TOP TIP:  For an even more sensational colour – add some grated fresh beetroot to the curing mix.

How to Make Blinis
1/2 cup buckwheat flour – can use wholemeal or rye
1/2 cup strong white flour
1 egg
About one cup of milk – can be buttermilk or mixture of milk and yoghurt
Salt to taste
1 tsp yeast
1.  Mix everything together and leave to rise for 1-2 hours in a warm place – should be a spongy batter
2.  Heat non-stick pan and add a little butter
3.  Cook in small batches, using small spoonfuls, until lightly golden on both sides.
NOTE:  Blinis are a traditional Russian dish, originally served with caviar and sour cream.

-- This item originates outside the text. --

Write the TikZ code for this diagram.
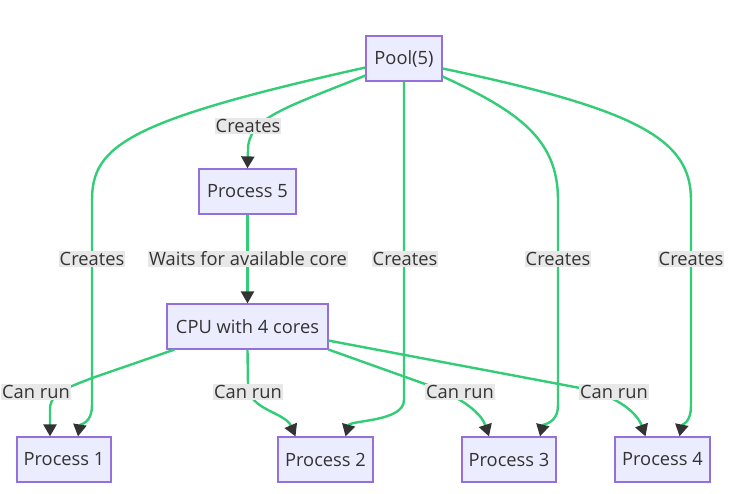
\documentclass[tikz,border=0pt]{standalone}
\usepackage{fontspec}
\setmainfont{Open Sans}
\usetikzlibrary{arrows.meta}
\definecolor{nodefill}{HTML}{ECECFF}
\definecolor{nodeborder}{HTML}{9370DB}
\definecolor{edgegreen}{HTML}{33CC77}
\definecolor{tipgray}{HTML}{333333}
\definecolor{labelbg}{HTML}{E8E8E8}
\definecolor{txt}{HTML}{333333}
\tikzset{
  box/.style={draw=nodeborder, fill=nodefill, line width=1.2pt, minimum height=45pt, inner sep=0pt, text=txt, font=\fontsize{18.3}{20}\selectfont},
  edge/.style={draw=edgegreen, line width=2.4pt, -{Triangle[width=13pt,length=12pt,color=tipgray]}},
  lbl/.style={fill=labelbg, text=txt, inner sep=1pt, font=\fontsize{18.3}{20}\selectfont}
}
\begin{document}
\begin{tikzpicture}[x=1pt,y=-1pt]
\useasboundingbox (0,0) rectangle (732,494);
\fill[white] (0,0) rectangle (732,494);
\node[box, minimum width=76pt] (pool) at (404,58.5) {Pool(5)};
\node[box, minimum width=97pt] (p5) at (247.5,191.5) {Process 5};
\node[box, minimum width=161pt] (cpu) at (247.5,326.5) {CPU with 4 cores};
\node[box, minimum width=94pt] (p1) at (64,459.5) {Process 1};
\node[box, minimum width=95pt] (p2) at (325.5,459.5) {Process 2};
\node[box, minimum width=94pt] (p3) at (509,459.5) {Process 3};
\node[box, minimum width=95pt] (p4) at (662.5,459.5) {Process 4};
% edges from Pool
\draw[edge] ([yshift=-17pt]pool.west) .. controls (285,108) and (248,118) .. (248,150) -- (p5.north);
\draw[edge] ([yshift=-9pt]pool.west) .. controls (130,120) and (92,145) .. (92,200) -- (92,405) .. controls (92,424) and (80,424) .. ([xshift=14pt]p1.north);
\draw[edge] (pool.south) -- (404,400) .. controls (404,422) and (350,420) .. ([xshift=20pt]p2.north);
\draw[edge] ([yshift=-18pt]pool.east) .. controls (520,112) and (558,140) .. (558,200) -- (558,405) .. controls (558,424) and (543,424) .. ([xshift=31pt]p3.north);
\draw[edge] ([yshift=-10pt]pool.east) .. controls (640,110) and (691,140) .. (691,200) -- (691,405) .. controls (691,424) and (682,424) .. ([xshift=17pt]p4.north);
% P5 to CPU
\draw[edge] (p5.south) -- (cpu.north);
% edges from CPU
\draw[edge] ([xshift=8pt]cpu.south west) -- (95,377) .. controls (60,390) and (50,395) .. (50,410) -- ([xshift=-14pt]p1.north);
\draw[edge] (cpu.south) -- (248,385) .. controls (248,410) and (285,412) .. ([xshift=-30pt]p2.north);
\draw[edge] (cpu.south east) -- (425,384) .. controls (465,398) and (482,415) .. ([xshift=-20pt]p3.north);
\draw[edge] ([yshift=9pt]cpu.south east) -- (580,388) .. controls (620,396) and (638,415) .. ([xshift=-17pt]p4.north);
% labels
\node[lbl] (l1) at (248,126) {Creates};
\node[lbl] (l2) at (92,259) {Creates};
\node[lbl] (l3) at (248,259) {Waits for available core};
\node[lbl] (l4) at (405,259) {Creates};
\node[lbl] (l5) at (558,259) {Creates};
\node[lbl] (l6) at (691,259) {Creates};
\node[lbl] (l7) at (36,392) {Can run};
\node[lbl] (l8) at (248,392) {Can run};
\node[lbl] (l9) at (460,392) {Can run};
\node[lbl] (l10) at (614,392) {Can run};
\end{tikzpicture}
\end{document}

Assemble topped with little dollops of sour cream mixed with capers and chopped dill.  I actually used pickled nasturtium seeds – they have wonderfully pungent taste – a bit like horseradish, which is the traditional topping for salmon blinis but mostly unavailable where I live.  Anyway, they tasted sensational and were gone in about five minutes!
NOTE:  Curing salmon this way gives you something very versatile, economical and yummy to keep in your fridge to have on sandwiches or turn into a sophisticated salad – my favourite being with warm potatoes, chopped spring onions, hard boiled eggs and a salad dressing laced with mustard and pickled nasturtium seeds – oh, I forgot, a sprinkle of dill.